In this context SAFe’s Agile Marketing Train (A name coined in the field for the Agile Release Train in the context of Marketing) with its Program Increment Planning, Single Program Backlog, System Demos provide useful guidance.
Working with Agencies
In many cases marketing organizations work with external marketing/advertising agencies to deliver some of their campaigns or some of the materials for their campaigns. In most cases the way these relationships work don’t map well to “everybody working on one agile team” and some sort of scaling solution is required.
A rising trend is the “Internal Agency” model (see https://hbr.org/2015/07/6-reasons-marketing-is-moving-in-house) in which an internal agency is created as a shared service that supports the various lines of business in the organization. While getting rid of the dependency on an external vendor, this “shared service” presents its own scaling challenges.

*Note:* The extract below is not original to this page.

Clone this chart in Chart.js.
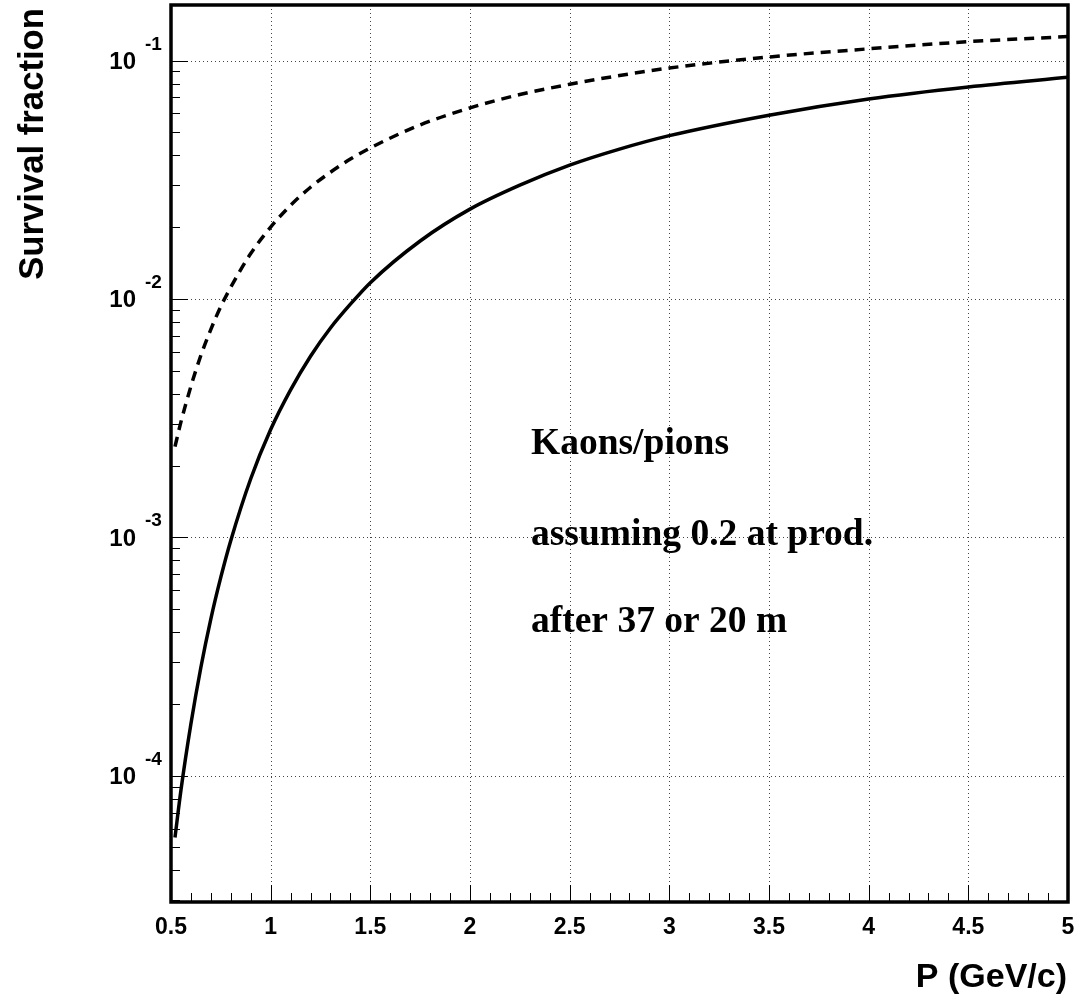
<!DOCTYPE html>
<html>
<head>
<meta charset="utf-8">
<script src="https://cdn.jsdelivr.net/npm/chart.js@4/dist/chart.umd.min.js"></script>
<style>
  body { margin: 0; background: #fff; }
  canvas { display: block; }
</style>
</head>
<body>
<canvas id="myChart" width="1079" height="1002"></canvas>
<script>
// momentum points (GeV/c)
var momentum = [0.52, 0.55, 0.6, 0.65, 0.7, 0.75, 0.8, 0.9, 1.0, 1.1, 1.2, 1.3, 1.4, 1.5,
  1.75, 2.0, 2.25, 2.5, 2.75, 3.0, 3.5, 4.0, 4.5, 5.0];

// after 37 m (solid)
var survival37 = [5.5e-5, 8.7e-5, 1.65e-4, 2.85e-4, 4.55e-4, 6.8e-4, 9.7e-4, 1.76e-3, 2.83e-3,
  4.15e-3, 5.75e-3, 7.55e-3, 9.5e-3, 1.17e-2, 1.75e-2, 2.38e-2, 3.0e-2, 3.64e-2, 4.25e-2,
  4.84e-2, 5.9e-2, 6.9e-2, 7.75e-2, 8.5e-2];

// after 20 m (dashed)
var survival20 = [2.4e-3, 3.05e-3, 4.3e-3, 5.8e-3, 7.45e-3, 9.3e-3, 1.12e-2, 1.55e-2, 2.0e-2,
  2.47e-2, 2.94e-2, 3.4e-2, 3.86e-2, 4.3e-2, 5.37e-2, 6.33e-2, 7.2e-2, 7.95e-2, 8.65e-2,
  9.3e-2, 1.035e-1, 1.12e-1, 1.2e-1, 1.26e-1];

var xTicks = [0.5, 1, 1.5, 2, 2.5, 3, 3.5, 4, 4.5, 5];
var xTickLabels = ["0.5", "1", "1.5", "2", "2.5", "3", "3.5", "4", "4.5", "5"];
var yDecades = [-4, -3, -2, -1];

var notes = ["Kaons/pions", "assuming 0.2 at prod.", "after 37 or 20 m"];

function toPoints(xs, ys) {
  var pts = [];
  for (var i = 0; i < xs.length; i++) {
    pts.push({ x: xs[i], y: ys[i] });
  }
  return pts;
}

var rootFrame = {
  id: "rootFrame",
  beforeDatasetsDraw: function(chart) {
    var ctx = chart.ctx;
    var xs = chart.scales.x, ys = chart.scales.y;
    var a = chart.chartArea;
    ctx.save();
    // dotted grid
    ctx.strokeStyle = "#444";
    ctx.lineWidth = 1;
    ctx.setLineDash([1, 3]);
    for (var i = 1; i < xTicks.length - 1; i++) {
      var px = Math.round(xs.getPixelForValue(xTicks[i])) + 0.5;
      ctx.beginPath(); ctx.moveTo(px, a.top); ctx.lineTo(px, a.bottom); ctx.stroke();
    }
    for (var j = 0; j < yDecades.length; j++) {
      var py = Math.round(ys.getPixelForValue(Math.pow(10, yDecades[j]))) + 0.5;
      ctx.beginPath(); ctx.moveTo(a.left, py); ctx.lineTo(a.right, py); ctx.stroke();
    }
    ctx.restore();
  },
  afterDraw: function(chart) {
    var ctx = chart.ctx;
    var xs = chart.scales.x, ys = chart.scales.y;
    var a = chart.chartArea;
    ctx.save();
    ctx.strokeStyle = "#000";
    ctx.lineWidth = 1;
    ctx.setLineDash([]);

    // x ticks every 0.1, major every 0.5
    for (var k = 5; k <= 50; k++) {
      var v = k / 10;
      var px = Math.round(xs.getPixelForValue(v)) + 0.5;
      var len = (k % 5 === 0) ? 17 : 9;
      ctx.beginPath(); ctx.moveTo(px, a.bottom); ctx.lineTo(px, a.bottom - len); ctx.stroke();
    }
    // y ticks, log
    for (var d = -5; d <= -1; d++) {
      for (var m = 1; m <= 9; m++) {
        var val = m * Math.pow(10, d);
        if (val < ys.min || val > ys.max) continue;
        var py = Math.round(ys.getPixelForValue(val)) + 0.5;
        var l = (m === 1) ? 17 : 9;
        ctx.beginPath(); ctx.moveTo(a.left, py); ctx.lineTo(a.left + l, py); ctx.stroke();
      }
    }

    // frame
    ctx.lineWidth = 3.5;
    ctx.strokeRect(a.left, a.top, a.right - a.left, a.bottom - a.top);

    // x tick labels
    ctx.fillStyle = "#000";
    ctx.font = "bold 23px 'Liberation Sans', Arial, sans-serif";
    ctx.textAlign = "center";
    ctx.textBaseline = "alphabetic";
    for (var i = 0; i < xTicks.length; i++) {
      ctx.fillText(xTickLabels[i], xs.getPixelForValue(xTicks[i]), 934);
    }

    // y tick labels 10^n
    for (var j = 0; j < yDecades.length; j++) {
      var y = ys.getPixelForValue(Math.pow(10, yDecades[j]));
      ctx.font = "bold 24px 'Liberation Sans', Arial, sans-serif";
      ctx.textAlign = "right";
      ctx.fillText("10", 136, y + 8.5);
      ctx.font = "bold 19px 'Liberation Sans', Arial, sans-serif";
      ctx.textAlign = "left";
      ctx.fillText("-" + (-yDecades[j]), 145, y - 11);
    }

    // axis titles
    ctx.font = "bold 34px 'Liberation Sans', Arial, sans-serif";
    ctx.textAlign = "right";
    ctx.fillText("P (GeV/c)", 1067, 987);

    ctx.save();
    ctx.font = "bold 34.7px 'Liberation Sans', Arial, sans-serif";
    ctx.translate(43, 8);
    ctx.rotate(-Math.PI / 2);
    ctx.textAlign = "right";
    ctx.fillText("Survival fraction", 0, 0);
    ctx.restore();

    // notes
    ctx.font = "bold 37.5px 'Liberation Serif', 'Times New Roman', serif";
    ctx.textAlign = "left";
    ctx.fillText(notes[0], 531, 454);
    ctx.fillText(notes[1], 531, 545);
    ctx.fillText(notes[2], 531, 632);

    ctx.restore();
  }
};

var ctx = document.getElementById("myChart");

var chart = new Chart(ctx, {
  type: "line",
  data: {
    datasets: [
      {
        label: "37 m",
        data: toPoints(momentum, survival37),
        borderColor: "#000",
        borderWidth: 3.5,
        pointRadius: 0,
        fill: false,
        cubicInterpolationMode: "monotone"
      },
      {
        label: "20 m",
        data: toPoints(momentum, survival20),
        borderColor: "#000",
        borderWidth: 3.5,
        borderDash: [10, 7],
        pointRadius: 0,
        fill: false,
        cubicInterpolationMode: "monotone"
      }
    ]
  },
  options: {
    responsive: false,
    animation: false,
    layout: { padding: { left: 171, right: 11, top: 5, bottom: 100 } },
    plugins: {
      legend: { display: false },
      tooltip: { enabled: false }
    },
    scales: {
      x: { type: "linear", min: 0.5, max: 5, display: false },
      y: { type: "logarithmic", min: 2.95e-5, max: 0.171, display: false }
    }
  },
  plugins: [rootFrame]
});
</script>
</body>
</html>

SAFe provides a couple of options for how to deal with internal/external “suppliers” — for example they can become separate “supplier” Agile Marketing Train on a bigger Solution Train or a “supplier” team that is a “component”/”specialized” team inside an Agile Marketing Train. In any case SAFe provides guidance for how to involve them in a planning and execution cadence and how to create realistic plans considering their capabilities and availability without forcing them to be members of agile teams (although that is certainly an option and will be recommended in some cases).
Longer-term activities such as events, strategic campaigns
Most agile marketing organizations run a mix of high-tempo testing that is a great fit for agile iterations/flow with frequent planning but also some longer-horizon activities such as conferences, webinars, big product launches, that require more predictability and visibility beyond the “next 2 weeks” that classic team-level agile provides.
SAFe’s combination of high-tempo team-level agility with the Program level with it’s Program Increment Planning, Roadmap, visibility to Features helps deal with this mix of demands from the marketing organization.
There’s a preference for SAFe in the enterprise
In many organizations Marketing is following the product development/management organization into Agile. If product development/management organization chose SAFe as their agile approach, you will benefit from using it as your approach as well.
Same framework means using the same language. Even after adjusting SAFe to a marketing vernacular, it is still SAFe and marketers will be able to understand developers and vice versa.
Same framework means ability to share expertise, knowledge, training. While Agile Marketing isn’t exactly Agile Development a good agile coach or SAFe Program Consultant (SPC) can learn the marketing nuances over time.
Using the same framework means you’re better prepared for the day you will actually bring product development and marketing into the same customer experience value stream. While the typical starting point is for marketing to create “Agile Marketing Trains” focused on the marketing/customer journey value stream, many organizations are executing a “Digital Transformation” which means emphasis on the digital experience that combines both marketing/sales and usage touchpoints. (See Oracle’s Customer Experience Lifecycle for an example)
With this one bigger customer life-cycle in mind, more and more organizations have a vision of creating “Agile Customer Experience (CX) Trains” combining development, marketing, sales and others. These trains are needed in order to iterate and learn at the speed needed to compete in the digital age. Starting from the same or similar framework will ease the transition to these sort of trains — reducing the babel tower effect that might happen otherwise.
If you see a need for agile marketing AND your context fits at least some of these descriptions/environments, you probably need some scaled agile marketing patterns, which will be the topic of our next blog in the series.